Schlitterbahn Corpus Christi sells, remains under same management
A bank now owns the Schlitterbahn Riverpark and Resort in Corpus Christi, which will remain open under a management agreement with the company that was forced to sell the property in the first place. Unable to make payments on a $16 million loan from IBC bank, Schlitterbahn declared Chapter 11 bankruptcy. The lender was the only bidder at the auction May 1 on the Nueces County Courthouse steps.The bank paid $20 million.
“We have exciting news!” reads a media release from Schlitterbahn’s company spokesperson, Winter Prosapio. “Corpus Christi will continue to have a Schlitterbahn park. The park will continue operating as a licensed Schlitterbahn Riverpark and Resort.”

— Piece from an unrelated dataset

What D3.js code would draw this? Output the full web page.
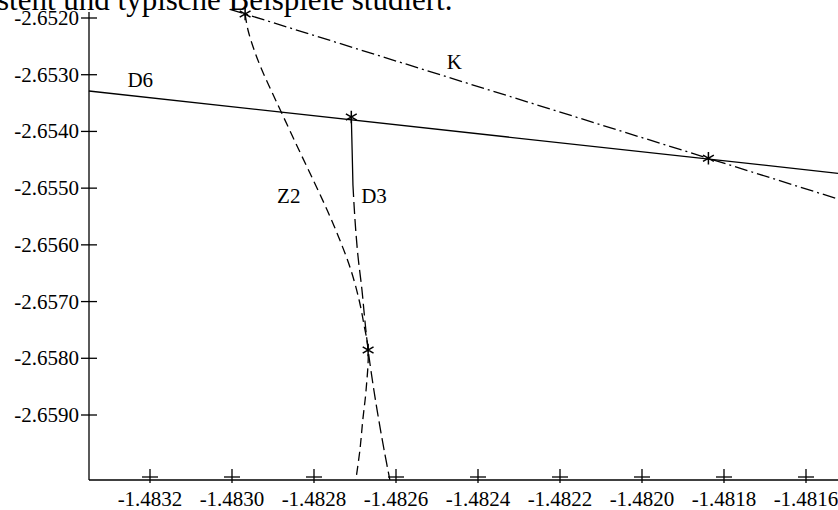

Schlitterbahn Corpus Christi will open for the 2018 season Saturday, May 26, on Memorial Day weekend, a delay from the originally announced date of April 28. According to the media release, the Veranda Restaurant will continue to operate, and all existing reservations and group events and pricing will be honored. The resort will be booking for future dates without interruption.
The Corpus Christi water park will be marketed and operated under new owner Diamond Beach Holdings LLC, an affiliate company of the International Bank of Commerce.
Minus Corpus Christi, Schlitterbahn now owns four parks: the original New Braunfels property as well as water parks in Galveston, South Padre Island, and Kansas City, Kansas.
BESET FROM THE BEGINNING
The local water park has been beset with problems since its inception. After breaking ground in 2013, financial problems and expanding plans delayed opening by two years. At one point, construction halted when the company stopped paying contractors. The park finally opened in 2016 with 17 rides.
The company was forced into bankruptcy a year later when it could not make payments on a $28 million loan from IBC, the second bankruptcy associated with water park owners Jeff and Greg Henry. The brothers formed Upper Padre Island Partners with Padre Island developer Paul Schexnailder and took out an $18 million loan from Axys Capital Credit. The plan was to create a “riverwalk,” similar to the one in San Antonio, around the water park.
Axys Capital Credit purchased the property for $9 million at a bankruptcy auction in December.
New owners will have to take on all fiduciary responsibilities of the park, including more than $700,000 owed to the city in past-due utility payments. Licensing and operation will remain with Schlitterbahn.